Benchmarks can either encourage or constrain innovation

The recent DeepBench proposal released by Baidu includes several core DSP routines commonly used for the training and inferencing of Deep Neural Networks (DNN). On the surface, this is a well-intentioned and useful benchmark proposal. However, depending on the way benchmarks like these are defined, they can either encourage or discourage innovation across the industry. The lofty and admirable goal set by the Baidu team is to encourage a 100x improvement in performance for deep learning, and the proposed benchmark provides a way to measure the increase in performance by given hardware systems.

I argue that an improvement of 100X over state-of-art  GPUs for these benchmarks is not achievable using regular “continuous” advances in technology or microarchitecture alone, without corresponding increases in power consumption, silicon area, loss in programmability or some combination of all of the above.

To achieve 100X or similar game-changing improvements over the current technological frontier requires what is called “discontinuous” innovation – and it should be applied at multiple levels. Not only at transistor manufacturing (e.g. 16ff or FDSOI silicon) or circuit level (e.g. dynamic logic versus gate level synthesis), microarchitecture (e.g. carry-save multi-add or radix-8 multiplication) or even at numerical precision and algorithmic levels – but at a combination across all of these. To encourage discontinuous innovation, the innovator must not have their hands tied to the current paradigm of solving the problem – as so often happens when well-meaning groups define benchmarks or standards.

So if the objective is to benchmark 16ff vs 28nm GPUs, or to compare Intel’s OpenCL system versus NVIDIA’s CUDNN libraries – then this type of benchmark is great. But it will never encourage a 100X improvement .

 

Learning from the past:

I am reminded of the half rate voice coding algorithm used in the GSM standards in 1992. This standard defined the algorithm to be used, and the bit patterns at both input and output. The implementation of this algorithm basically tied the hands of the innovator. Micro-architectural techniques like carry-save arithmetic (that improve the performance and computational efficiency of MAC units in silicon) could not be used to generate the intermediate bit patterns required by the standard. When standards define compliance in terms of BER or Packet Error Rate, all manner of innovation is unlocked as innovators exploit everything in their bag of tricks to achieve maximum performance with minimum energy.

 

Back To Deep Learning

While the AlexNet benchmark is not ideal as a measure of DNN hardware performance, it does enable a wide range of innovation to be applied at algorithmic, numerical representation and micro-architectural levels in order to achieve faster training times.  If AlexNet (and other more advanced DNN models like Google Inception) were defined in terms of input data set for training, compute budget for inference, and the inference accuracy required by the final model, the industry would actually be better-off.
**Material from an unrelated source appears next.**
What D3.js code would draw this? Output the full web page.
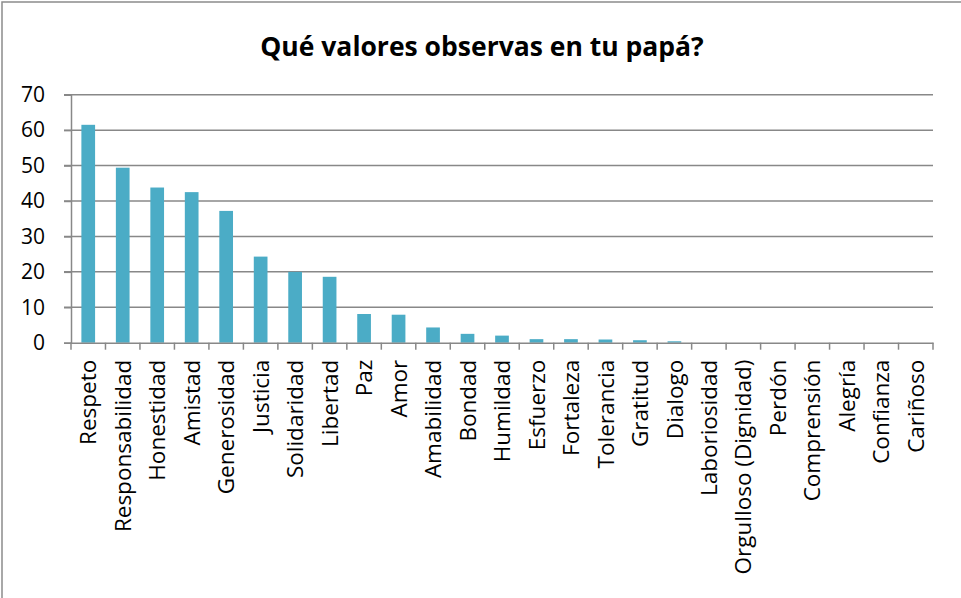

Suppliers can and will scour the academic publications and apply the very latest techniques to deliver a result that is actually meaningful to the customer: namely, “How long does it take to train my network to a desired level of accuracy or compute budget”. The key point, and the lesson I learned from the evolution of cellular standards, is that the benchmark defines a target level of accuracy and not a bit pattern that must be matched.

Consider a DNN system that can perform 4000 GEMM operations in parallel. Such a system might be used in a distributed training system to train many small networks with 20 layers and several large networks with 200 layers. Does the distributed system efficiently utilize all GEMM units efficiently across variations in data size, number of layers, number of weights and so-on? If each GEMM is individually fast, but the overall utilization of the 4000 GEMMs is around 20% when integrated into a distributed training system, then the user is not seeing the benefit promised by the benchmark that they used to procure the 4000-GEMM system in the first place.

There are organizations like BDTI who, via the embedded vision alliance, could define a meaningful set of benchmarks to measure the performance, cost and efficiency of DNN systems. This is among their core competency and the industry might consider motivating them to define benchmarks that enable and empower the innovator to do their best at every level and not just comparing the floating point GEMM performance of a few competing GPUs. We might also need specific benchmarks for power-constrained embedded applications, and another set of benchmarks for distributed learning systems like those used in data centers.